A regulator for the tea industry in the country, the Tea Board of India is taking many initiatives for developing the sector in India and promoting it in the global arena
In the world after water, tea is the largest consumed beverage. India is the second largest producer and consumer of tea globally, after China and is also the fourth largest exporter. The history of Indian tea is marked by many key milestones. Darjeeling, Assam and Nilgiri are the most famous Indian teas across the world, followed by Kangra and Munnar. The Tea Board of India does many promotional activities in India and overseas for the promotion of Indian origin teas. Indian tea has many competitors in the global tea market. China, Kenya and Sri Lanka are the three main competitors.
Tea plantation is a vibrant industry and in India many families are dependent on the sector. Eighty per cent of the tea which India produces is consumed domestically while 20 per cent is exported around the globe. Out of this 20 per cent, 10 countries including Russia, UAE, Egypt, Japan, Germany and UK account for three – fourth of the exports. Till the 1950s and 1960s, tea export used to be the biggest foreign exchange earner for India. The industry is currently earning around Rs 4000 – Rs 4500 crore from foreign exchange. It is a labour intensive industry engaging more than 12 lakh farmers.
With head office located in Kolkata, Tea Board of India has 23 offices which include Zonal, Regional and Sub-Regional Offices located at Conoor, Jorhat, New Delhi, Siliguri, Mumbai, Kochi, Coimbatore, Silchar, Kottayam, Guwahati, Darjeeling and other locations. It also maintains four Tea Bar/ Buffets. The three overseas offices are located in London, Dubai and Moscow. These foreign offices take up various promotional initiatives to boost the export of Indian tea. These offices also act as a liaison office for interaction between importers of Indian tea and Indian exporters.

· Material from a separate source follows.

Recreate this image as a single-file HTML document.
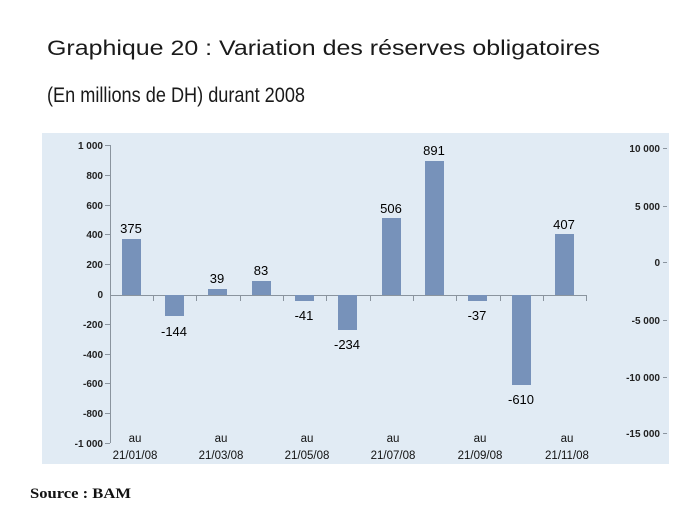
<!DOCTYPE html>
<html><head><meta charset="utf-8"><style>
html,body{margin:0;padding:0;background:#fff;}
svg{display:block;}
</style></head><body>
<svg width="682" height="512" viewBox="0 0 682 512" xmlns="http://www.w3.org/2000/svg" font-family="Liberation Sans, sans-serif">
<text x="47" y="55" font-size="21" fill="#1a1a1a" textLength="553" lengthAdjust="spacingAndGlyphs">Graphique 20 : Variation des réserves obligatoires</text>
<text x="47" y="102" font-size="21" fill="#1a1a1a" textLength="258" lengthAdjust="spacingAndGlyphs">(En millions de DH) durant 2008</text>
<rect x="42" y="133" width="627" height="331" fill="#e1ebf4"/>
<g stroke="#8a949e" stroke-width="1">
<line x1="110.5" y1="145" x2="110.5" y2="443"/>
<line x1="110" y1="295.5" x2="587" y2="295.5"/>
</g>
<g font-size="10" font-weight="bold" fill="#222" text-anchor="end">
<text x="103" y="149">1 000</text>
<text x="103" y="179">800</text>
<text x="103" y="209">600</text>
<text x="103" y="238">400</text>
<text x="103" y="268">200</text>
<text x="103" y="298">0</text>
<text x="103" y="328">-200</text>
<text x="103" y="358">-400</text>
<text x="103" y="387">-600</text>
<text x="103" y="417">-800</text>
<text x="103" y="447">-1 000</text>
<text x="660" y="152">10 000</text>
<text x="660" y="210">5 000</text>
<text x="660" y="266">0</text>
<text x="660" y="324">-5 000</text>
<text x="660" y="381">-10 000</text>
<text x="660" y="437">-15 000</text>
</g>
<g stroke="#8a949e" stroke-width="1">
<path d="M105 145.5h5M105 175.5h5M105 205.5h5M105 234.5h5M105 264.5h5M105 324.5h5M105 354.5h5M105 383.5h5M105 413.5h5M105 443.5h5"/>
<path d="M663 148.5h4M663 206.5h4M663 262.5h4M663 320.5h4M663 377.5h4M663 433.5h4"/>
<path d="M153.5 295v6M196.5 295v6M240.5 295v6M283.5 295v6M326.5 295v6M370.5 295v6M413.5 295v6M456.5 295v6M500.5 295v6M543.5 295v6M586.5 295v6"/>
</g>
<g fill="#7792ba">
<rect x="122" y="239" width="19" height="56"/>
<rect x="165" y="295" width="19" height="21"/>
<rect x="208" y="289" width="19" height="6"/>
<rect x="252" y="281" width="19" height="14"/>
<rect x="295" y="295" width="19" height="6"/>
<rect x="338" y="295" width="19" height="35"/>
<rect x="382" y="218" width="19" height="77"/>
<rect x="425" y="161" width="19" height="134"/>
<rect x="468" y="295" width="19" height="6"/>
<rect x="512" y="295" width="19" height="90"/>
<rect x="555" y="234" width="19" height="61"/>
</g>
<g font-size="13" fill="#000" text-anchor="middle">
<text x="131" y="233">375</text>
<text x="174" y="336">-144</text>
<text x="217" y="283">39</text>
<text x="261" y="275">83</text>
<text x="304" y="320">-41</text>
<text x="347" y="349">-234</text>
<text x="391" y="213">506</text>
<text x="434" y="155">891</text>
<text x="477" y="320">-37</text>
<text x="521" y="404">-610</text>
<text x="564" y="229">407</text>
</g>
<g font-size="11.5" fill="#111" text-anchor="middle">
<text x="135" y="442">au</text><text x="135" y="459">21/01/08</text>
<text x="221" y="442">au</text><text x="221" y="459">21/03/08</text>
<text x="307" y="442">au</text><text x="307" y="459">21/05/08</text>
<text x="393" y="442">au</text><text x="393" y="459">21/07/08</text>
<text x="480" y="442">au</text><text x="480" y="459">21/09/08</text>
<text x="567" y="442">au</text><text x="567" y="459">21/11/08</text>
</g>
<text x="30" y="498" font-family="Liberation Serif, serif" font-weight="bold" font-size="15" fill="#111" textLength="101" lengthAdjust="spacingAndGlyphs">Source : BAM</text>
</svg>
</body></html>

Darjeeling produces India’s most celebrated tea. The world famous English Breakfast is blended from Assam tea. Tea in Assam is grown at almost sea level and is one of the finest black teas in the world. Nilgiri tea is aromatic and grows in the Blue Mountains of South India. It is also called the blender’s tea. Kangra tea is grown in the foothills of the Himalayas. Tea is also grown in the tropical rainforests of Annamalai. In Wayanad, tea shares its habitat with wildlife. Munnar is home to the highest growing tea in the world.
About Tea Board of India
The Tea Board of India has wide functions and responsibilities under the direction of the central government. Briefly the primary functions of the Tea Board of India are:
- Rendering financial and technical assistance for cultivation, manufacturing and marketing of tea.
- Export promotion
- Aiding research and development activities for augmentation of tea production and improvement of tea quality
- Extend financial assistance in a limited way to the plantation workers and their wards through labour welfare schemes
- To encourage and assist both financially and technically the unorganised small growers sector
- Collection and maintenance of statistical data and publication
- Such other activities as are assigned from time to time by the Central Government.